Former Ukrainian President Kravchuk: Ukraine was forced to take Crimea in Soviet times because Russia could not sustain it
The first president of Ukraine Leonid Kravchuk, in an interview with the Ukrainian news outlet Apostrof, said that the First Secretary of the Central Committee of the Central Committee of the Communist Party of the Soviet Union (CPSU), Nikita Khrushchev forced the Ukrainian Soviet Socialist Republic to integrate the Crimea, since Russia "could not sustain it (the Crimea)."
“[Nikita Khrushchev] comes to Kyiv, comes to the First Secretary of the Central Committee of the Communist Party of Ukraine and says: “You must take the Crimea, Russia cannot sustain it, “said Kravchuk. I will stop at this point because they say that they gave us the Crimea. No, we were forced to take the Crimea, and in all these years, it cost the country one hundred and ten billion dollars".
According to the former president, in the future, Russia will again not be able to sustain the Crimea, and the peninsula will return to Ukraine. “Even now I definitely have signals that the situation in Crimea is not so simple. There is no water, said the politician. They want to turn the Crimea into a military base. After all, the Crimea is not a high production place, but a more costly territory and a time when Crimea cannot live without Ukraine may come again. I believe in it".
Leonid Kravchuk added that for Crimea’s return it is necessary for Ukraine to pursue a “correct policy”. “If we carry out reforms at home and Ukraine will begin to live normally, as people live in Europe, without corruption, without such crazy scale of poverty, without war and so on, I am convinced that those people who maintain relations with us will see that Ukraine is a better place than any other. ”
In 2017, Nikita Khrushchev’s son, Sergey Khrushchev, announced that the decision to transfer Crimea to Ukraine was made for economic reasons.
“When they started dealing with the Crimea's economy, and most importantly, build that [North-Crimean] channel, which now, unfortunately, was buried, the State Planning Committee said that it would be better to build it under one legal entity, and they transferred it to Ukraine”, said Sergey Khrushchev, stressing that there were no politics involved in this “structural and correct” decision.
Until February 19, 1954, Crimea was part of the Russian Soviet Federative Socialist Republic, after that it was part of the Ukrainian Soviet Socialist Republic.
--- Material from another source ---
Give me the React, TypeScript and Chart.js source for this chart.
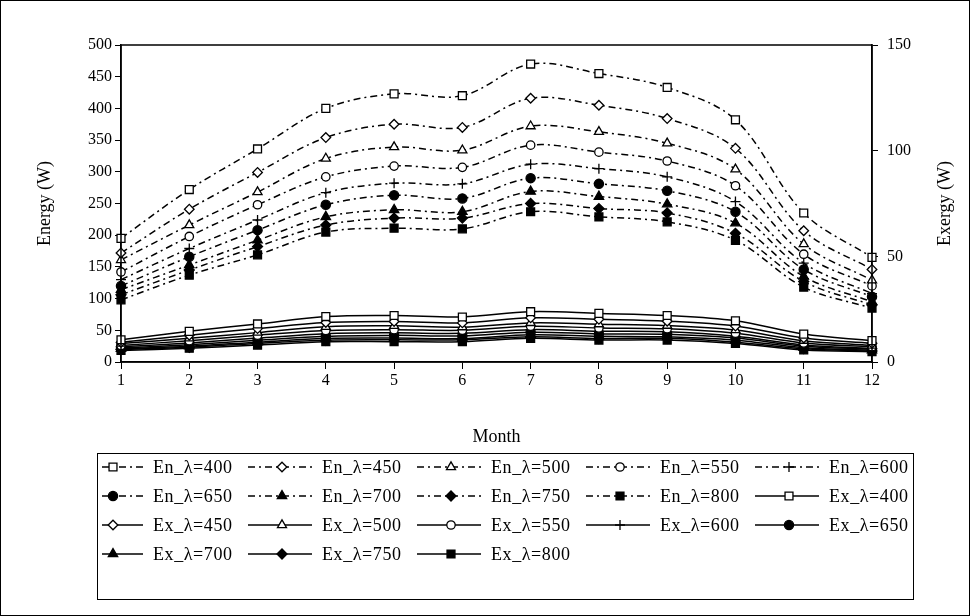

In March 2014, Russia annexed the Crimea.
The internationally recognized Ukrainian territory of Crimea was annexed by the Russian Federation in March of 2014 in the wake of the Ukrainian revolution. The Kremlin has faced international condemnation for its annexation of the Peninsula, leading many western countries to impose economic sanctions against Russia. In the United Nations, only Afghanistan, North Korea, Cuba, Nicaragua, Venezuela, and Syria recognize Crimea as a legitimate federal subject of Russia.